All smiles suddenly evaporated from the guide’s face and he began a lengthy speech about the importance of following the directions of the techs. Smiling broadly again, he noted that they’d never lost a customer. We departed the bus and saw two small , open structures, one with restrooms where we all immediately galloped. Next, four techs began to distribute harnesses, helmets, and gloves and to deliver directions for putting them on. Another tech dispensed the last simple, but detailed instructions. Although I didn’t give my full attention, one statement immediately stamped itself in my short term memory, “This is not the movies; these trees do not move; they hurt.”

As the group descended steep dirt steps, I thought that this would be a great time to change my mind and climb back up the steps, get on the bus, and quietly pass out. Abruptly, we halted, and I watched as two persons climbed up wooden steps to a platform suspended to a tree. As I waited for a repeat of the instructions, I shakily scaled the platform, sweat pouring as tiny insects flitted around my face. The guide hooked my harness to the zip line cable, grinned, and murmured “Go.”

Go I did, trying to recollect instructions about keeping my feet up, fixing my top hand on the pulley that fastened me to the zip line cable, and avoiding trees. Woosh! In a few seconds I was at the next platform. More confident, adrenaline flowing, but still nervous, I readied my energy for the second zip. However, the next platform was much farther away. I flew along suspended from a cable 100 feet above the forest, hearing bird and animal sounds, remembering to dodge a few small trees.

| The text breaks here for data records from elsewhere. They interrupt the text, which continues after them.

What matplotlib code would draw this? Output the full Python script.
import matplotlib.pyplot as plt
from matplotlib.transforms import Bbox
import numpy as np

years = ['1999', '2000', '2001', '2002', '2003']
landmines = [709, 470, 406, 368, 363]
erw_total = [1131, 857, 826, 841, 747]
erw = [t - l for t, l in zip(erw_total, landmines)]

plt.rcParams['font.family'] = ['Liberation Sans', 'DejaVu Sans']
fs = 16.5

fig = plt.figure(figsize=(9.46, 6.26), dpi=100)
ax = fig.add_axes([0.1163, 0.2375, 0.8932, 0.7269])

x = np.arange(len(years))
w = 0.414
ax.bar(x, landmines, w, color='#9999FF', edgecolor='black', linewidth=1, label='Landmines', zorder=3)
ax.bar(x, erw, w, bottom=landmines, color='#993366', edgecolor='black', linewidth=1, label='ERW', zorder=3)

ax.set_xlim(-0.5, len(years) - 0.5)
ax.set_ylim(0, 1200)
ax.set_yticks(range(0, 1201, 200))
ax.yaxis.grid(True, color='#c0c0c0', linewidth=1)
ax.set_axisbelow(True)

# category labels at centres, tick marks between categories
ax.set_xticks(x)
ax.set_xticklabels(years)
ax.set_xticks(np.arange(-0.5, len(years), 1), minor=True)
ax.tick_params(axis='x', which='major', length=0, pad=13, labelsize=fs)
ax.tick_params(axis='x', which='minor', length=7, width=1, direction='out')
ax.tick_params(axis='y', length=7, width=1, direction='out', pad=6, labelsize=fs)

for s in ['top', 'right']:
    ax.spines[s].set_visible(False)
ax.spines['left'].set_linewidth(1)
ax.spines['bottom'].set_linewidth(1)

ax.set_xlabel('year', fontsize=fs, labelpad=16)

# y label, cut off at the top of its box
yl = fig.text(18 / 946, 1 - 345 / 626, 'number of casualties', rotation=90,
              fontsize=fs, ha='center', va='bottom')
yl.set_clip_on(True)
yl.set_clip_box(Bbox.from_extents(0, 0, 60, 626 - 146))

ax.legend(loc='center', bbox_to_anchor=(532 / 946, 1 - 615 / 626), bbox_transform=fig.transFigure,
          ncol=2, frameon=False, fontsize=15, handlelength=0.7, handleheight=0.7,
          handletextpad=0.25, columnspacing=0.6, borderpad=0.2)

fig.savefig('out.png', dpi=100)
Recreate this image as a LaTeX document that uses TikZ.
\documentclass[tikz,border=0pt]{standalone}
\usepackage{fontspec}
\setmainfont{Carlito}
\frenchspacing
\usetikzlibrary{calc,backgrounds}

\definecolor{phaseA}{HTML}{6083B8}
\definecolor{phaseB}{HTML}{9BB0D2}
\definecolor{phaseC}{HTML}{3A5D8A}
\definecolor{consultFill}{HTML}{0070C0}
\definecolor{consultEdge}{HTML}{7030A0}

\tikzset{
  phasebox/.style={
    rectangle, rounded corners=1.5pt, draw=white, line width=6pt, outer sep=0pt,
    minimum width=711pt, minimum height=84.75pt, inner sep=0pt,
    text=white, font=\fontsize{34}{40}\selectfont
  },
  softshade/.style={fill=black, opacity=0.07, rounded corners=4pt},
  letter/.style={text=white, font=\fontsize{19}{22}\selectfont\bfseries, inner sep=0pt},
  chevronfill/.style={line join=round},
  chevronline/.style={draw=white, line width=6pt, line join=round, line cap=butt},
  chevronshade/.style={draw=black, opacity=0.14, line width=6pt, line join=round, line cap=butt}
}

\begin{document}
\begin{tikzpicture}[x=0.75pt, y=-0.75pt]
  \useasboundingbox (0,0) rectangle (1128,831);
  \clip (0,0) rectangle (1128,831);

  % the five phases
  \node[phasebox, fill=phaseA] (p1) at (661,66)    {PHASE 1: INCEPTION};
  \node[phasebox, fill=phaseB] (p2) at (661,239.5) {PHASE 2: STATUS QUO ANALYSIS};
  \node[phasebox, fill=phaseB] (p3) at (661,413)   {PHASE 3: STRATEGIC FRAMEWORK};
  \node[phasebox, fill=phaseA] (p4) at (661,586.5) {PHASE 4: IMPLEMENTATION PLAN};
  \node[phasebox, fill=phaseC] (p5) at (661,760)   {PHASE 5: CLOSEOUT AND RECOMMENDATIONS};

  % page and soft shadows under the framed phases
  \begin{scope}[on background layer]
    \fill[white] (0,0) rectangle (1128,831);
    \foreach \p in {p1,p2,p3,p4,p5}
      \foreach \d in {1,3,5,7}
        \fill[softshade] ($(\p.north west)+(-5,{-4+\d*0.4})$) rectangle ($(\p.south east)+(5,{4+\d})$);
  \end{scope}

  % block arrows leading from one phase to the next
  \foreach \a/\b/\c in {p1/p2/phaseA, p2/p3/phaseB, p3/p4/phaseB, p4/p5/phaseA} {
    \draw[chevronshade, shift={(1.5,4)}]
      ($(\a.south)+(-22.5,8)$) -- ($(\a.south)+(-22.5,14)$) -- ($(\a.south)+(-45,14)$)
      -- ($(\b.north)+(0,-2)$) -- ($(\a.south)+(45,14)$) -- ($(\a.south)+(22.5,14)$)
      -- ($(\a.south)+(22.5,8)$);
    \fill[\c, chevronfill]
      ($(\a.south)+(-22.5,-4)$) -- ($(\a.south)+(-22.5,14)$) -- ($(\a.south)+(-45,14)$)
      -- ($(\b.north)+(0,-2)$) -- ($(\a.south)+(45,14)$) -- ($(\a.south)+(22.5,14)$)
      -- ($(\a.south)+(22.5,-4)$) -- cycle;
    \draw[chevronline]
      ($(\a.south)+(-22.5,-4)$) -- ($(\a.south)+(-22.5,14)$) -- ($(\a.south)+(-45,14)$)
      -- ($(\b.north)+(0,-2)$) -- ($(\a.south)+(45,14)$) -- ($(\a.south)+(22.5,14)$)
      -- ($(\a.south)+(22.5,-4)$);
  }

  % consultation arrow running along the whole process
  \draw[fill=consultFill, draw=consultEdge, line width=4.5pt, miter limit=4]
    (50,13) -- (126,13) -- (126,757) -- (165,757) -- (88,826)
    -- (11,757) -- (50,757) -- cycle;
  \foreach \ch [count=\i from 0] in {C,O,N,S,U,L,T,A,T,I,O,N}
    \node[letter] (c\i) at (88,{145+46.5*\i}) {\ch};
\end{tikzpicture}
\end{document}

Then I stopped, although I was halfway between the second and third platforms because I had not followed the directions to keep my legs up. Looking around, back and forth, up and down, I screamed, “Help me! Get me outta here! Come and get me!” A voice shouted instructions, but I hollered, “Come and get me.” I heard what sounded like “Senora loca”, but I could see a sinewy young man making his way to me. Hand over hand, his legs around me, he, then slowly pulled me back to the platform.

When we reached the third platform, two other techs helped me to stand on wobbly legs. Pointing back to the first platform, I pleaded, “ Can I go back?” They ignored me, harnessed me, and gestured to proceed. I took a deep breath, reminding myself that I could do this. Legs up; move around trees; experience the sights and sounds of the rain forest. Each ride between the remaining seven platforms was smoother, and I relished the exhilaration, savored the breezes, and delighted in the moment.